When you plan it, you show up for it. Discipline thrives on repetition. Your schedule becomes your accountability partner. Write when you said you would, even if you don’t feel like it.
23. Stop Consuming Before You Create
Comparison is poison. Stop scrolling before you’ve created something yourself. Other people’s work should inspire you after you’ve contributed your own.
When you stop comparing, your voice gets louder. Your best work comes from isolation, not imitation. Don’t copy the noise — create your own frequency.
24. Publish Imperfectly, But Relentlessly
Perfection is never required — that’s one of my favorite truths. If you wait until it feels flawless, you’ll never hit publish. Let the flaws live. People remember the feeling you gave them, not the commas you missed.
Some of my most successful work was unpolished. Energy beats polish every time. The only thing worse than an imperfect piece is one that never gets seen.

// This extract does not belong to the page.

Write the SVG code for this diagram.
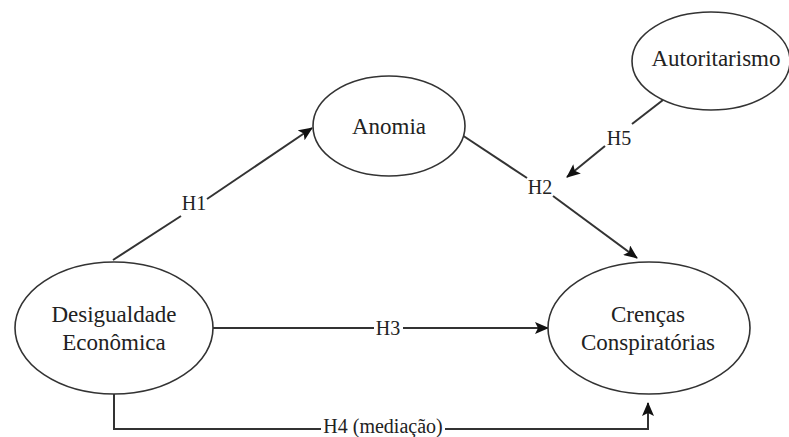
<svg xmlns="http://www.w3.org/2000/svg" width="789" height="437" viewBox="0 0 789 437">
  <style>
    .node ellipse { fill: #ffffff; stroke: #333333; stroke-width: 1.6; }
    .node text { font-family: "Liberation Serif", "Tinos", "Times New Roman", "DejaVu Serif", serif; font-size: 23px; fill: #222222; text-anchor: middle; }
    .conn line, .conn path { stroke: #333333; stroke-width: 2; fill: none; }
    .lbl { font-family: "Liberation Serif", "Tinos", "Times New Roman", "DejaVu Serif", serif; font-size: 20px; fill: #222222; text-anchor: middle; }
  </style>
  <defs>
    <marker id="arrow" markerUnits="userSpaceOnUse" markerWidth="14" markerHeight="12" refX="13" refY="6" orient="auto">
      <path d="M0,0 L14,6 L0,12 L3,6 Z" fill="#111111"/>
    </marker>
  </defs>
  <rect width="789" height="437" fill="#ffffff"/>

  <g id="connectors" class="conn">
    <line x1="113" y1="260" x2="181" y2="216"/>
    <line x1="207" y1="199" x2="312" y2="128" marker-end="url(#arrow)"/>
    <line x1="462" y1="135" x2="527" y2="178"/>
    <line x1="553" y1="196" x2="637" y2="258" marker-end="url(#arrow)"/>
    <line x1="663" y1="100" x2="632" y2="124"/>
    <line x1="605" y1="146" x2="567" y2="177" marker-end="url(#arrow)"/>
    <line x1="213" y1="328" x2="374" y2="328"/>
    <line x1="403" y1="328" x2="548" y2="328" marker-end="url(#arrow)"/>
    <path d="M114,394 V429 H321"/>
    <path d="M445,429 H648 V403" marker-end="url(#arrow)"/>
    <text class="lbl" x="194" y="210">H1</text>
    <text class="lbl" x="540" y="194">H2</text>
    <text class="lbl" x="619" y="145">H5</text>
    <text class="lbl" x="388" y="335">H3</text>
    <text class="lbl" x="383" y="433">H4 (mediação)</text>
  </g>

  <g id="node-desigualdade" class="node">
    <ellipse cx="114" cy="328" rx="99" ry="66"/>
    <text x="114" y="322">Desigualdade</text>
    <text x="114" y="350">Econômica</text>
  </g>
  <g id="node-crencas" class="node">
    <ellipse cx="649" cy="328" rx="101" ry="66"/>
    <text x="648" y="322">Crenças</text>
    <text x="648" y="350">Conspiratórias</text>
  </g>
  <g id="node-anomia" class="node">
    <ellipse cx="389" cy="126" rx="76" ry="50"/>
    <text x="389" y="134">Anomia</text>
  </g>
  <g id="node-autoritarismo" class="node">
    <ellipse cx="711" cy="61" rx="79" ry="49"/>
    <text x="716" y="66">Autoritarismo</text>
  </g>
</svg>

25. Remember Why You Started
Always come back to your reason. I started writing to inspire people — to help them see what’s possible through words. It was never about attention; it was about impact.
What’s your reason? Maybe it’s freedom, or it’s healing. Maybe it’s legacy. Whatever it is, keep it close. Purpose sustains creativity when excitement fades.
Sooooo….
The ability to create endlessly without AI isn’t about superhuman willpower. It’s about commitment. The difference between a hobbyist and a prolific writer is simple: one waits for the right conditions, and the other writes regardless.
AI can assist, but it can’t feel (at least not yet). It can’t replicate the voice that comes from your scars, your failures, or your lived chaos. So keep creating. Keep publishing. Keep practicing brutal consistency until it becomes your baseline.
Your words don’t need to be perfect — they just need to exist. Because once they do, you’re no longer just a writer. You’re a machine built from discipline and conviction. No algorithm can compete with that.
Execute without fail — like a machine.
But when you’ve built a real catalog, the beautiful thing about AI is how it can help amplify what you’ve already created. It can refine your work through editing, help you explore new angles, help you rewrite pieces from fresh perspectives, and help you massively expand ideas you’ve already brought to life. Use it as an enhancer — not a replacement. You’ve already done the hard part. AI just helps you scale the impact.